Within a few years of Lateran IV’s prohibition of priestly involvement in trial by ordeal, England moved definitively toward a criminal justice system based on trial by jury. This paper will explore the underlying assumptions of king, council and justices at the time of the criminal trial jury’s introduction (c. 1220) as to the jury’s precise function within a prosecutory system that countenanced only capital sanctions for those convicted of felony. Unearthing these assumptions will require careful consideration of earlier ordeal procedure and other kinds of juries in the late twelfth and early thirteenth centuries, most notably juries of presentment, coroners’ inquests, and juries tasked with responding to writs de odio et atia. It will also require situating trial by jury within the broader context of felony adjudication with its manifold escape valves, including benefit of clergy, sanctuary, abjuration and pardons.

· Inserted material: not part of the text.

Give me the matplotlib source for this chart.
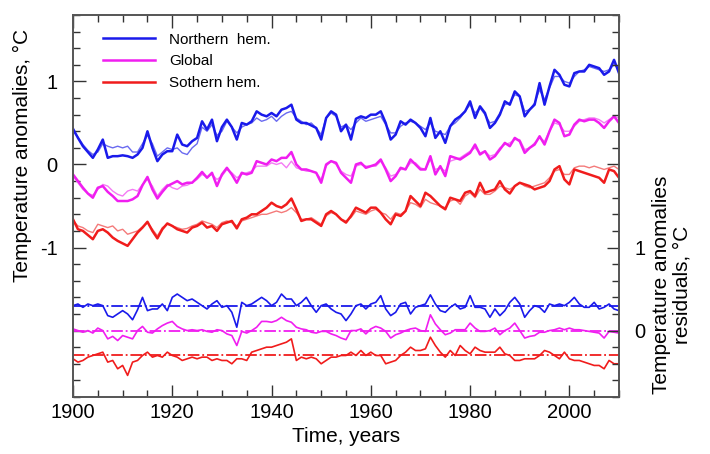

The paper will rely on a re-examination of primary source materials and engagement with the existing secondary literature to grapple with the broad questions of what constituted serious criminal wrongdoing, what jurors were expected to know and do in adjudicating felony cases, and the extent to which jurors’ verdicts were based on knowledge or belief in the guilt of an individual, as opposed to such factors as reputation, rumor or expected recidivism. With regard to the issue of jury independence, the paper will query whether juries engaged in unilateral nullification of the law, or whether verdicts that appear to be contrary to the law reflect instead a consensus of judge and jury. Related to this is the macro-level question of what constituted the law, including the related matters of how jurors were to know the law and respond to it. As a think piece, this paper will test several hypotheses regarding problems fundamental to the history of English criminal law, some of which may prove unresolvable.